The page cache is usually your friend — but sometimes it's overhead you don't want. O_DIRECT tells the kernel: skip the cache, DMA straight between userspace buffers and the storage device. The data path becomes app buffer → device, not app buffer → page cache → device.

Why bypass the cache? Three legitimate reasons:

• Double-buffering waste: Databases like PostgreSQL, MySQL/InnoDB, and Oracle maintain their own buffer pools. Letting the kernel also cache the same data wastes RAM and CPU on redundant copies.
• Predictable latency: The page cache introduces unpredictable writeback storms when dirty pages flush. Direct I/O gives you deterministic timing — critical for write-ahead logs and trading systems.
• Cache pollution: A backup tool reading 2 TB of cold data shouldn't evict your hot working set. O_DIRECT keeps cold data out of the cache entirely.

The brutal alignment rules. O_DIRECT enforces three constraints, and violating any returns EINVAL:

• The buffer address must be aligned to the device's logical block size (typically 512 B or 4 KiB).
• The transfer length must be a multiple of that block size.
• The file offset must also be a multiple of that block size.

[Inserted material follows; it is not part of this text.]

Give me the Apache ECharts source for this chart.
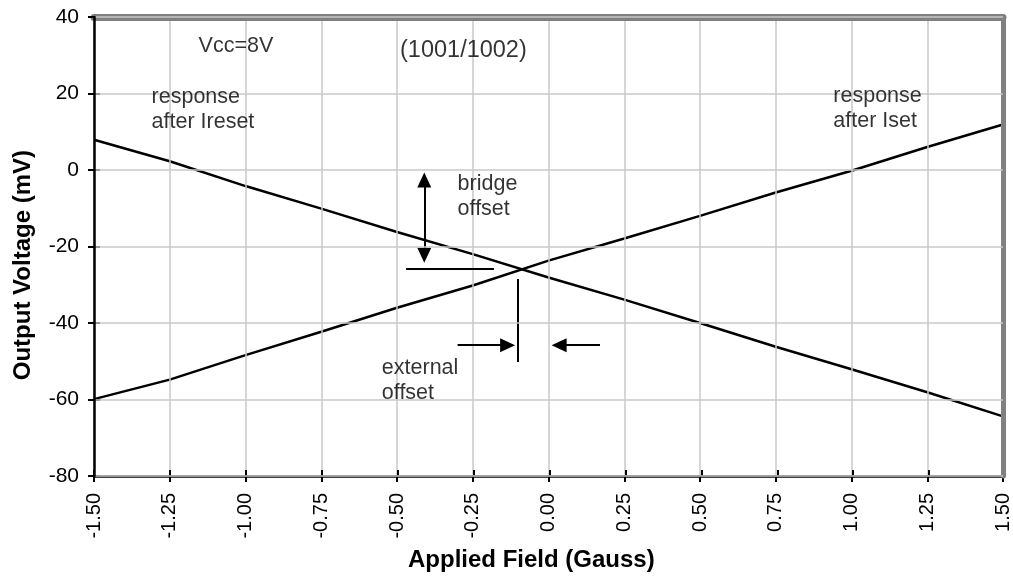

You can't just malloc(4096) — glibc gives no alignment guarantee. Use posix_memalign(&buf, 4096, size) or aligned_alloc(4096, size). Query the required alignment with statx() using STATX_DIOALIGN (Linux 6.1+), which returns stx_dio_mem_align and stx_dio_offset_align.

Concrete example — PostgreSQL. For decades Postgres relied on the page cache and used fsync() for durability. As of PG 16 (2023), io_method=io_uring combined with O_DIRECT is supported for WAL and data files, because the shared_buffers pool already caches pages. On a 256 GB server with 64 GB shared_buffers, double-caching with the page cache wasted ~60 GB of RAM that could now hold more index data.

Rule of thumb for sizing. Direct I/O wins when your application's hit rate on its own cache exceeds the page cache's hit rate. If your DB buffer pool is >25% of RAM and tracks access patterns better than LRU (most do — they use clock-pro or similar), O_DIRECT pays off. Below that threshold, let the kernel cache for you.

Gotcha: O_DIRECT does not imply O_SYNC. The write may still sit in the disk's volatile write cache. You still need fdatasync() for durability — direct I/O bypasses the kernel's cache, not the drive's.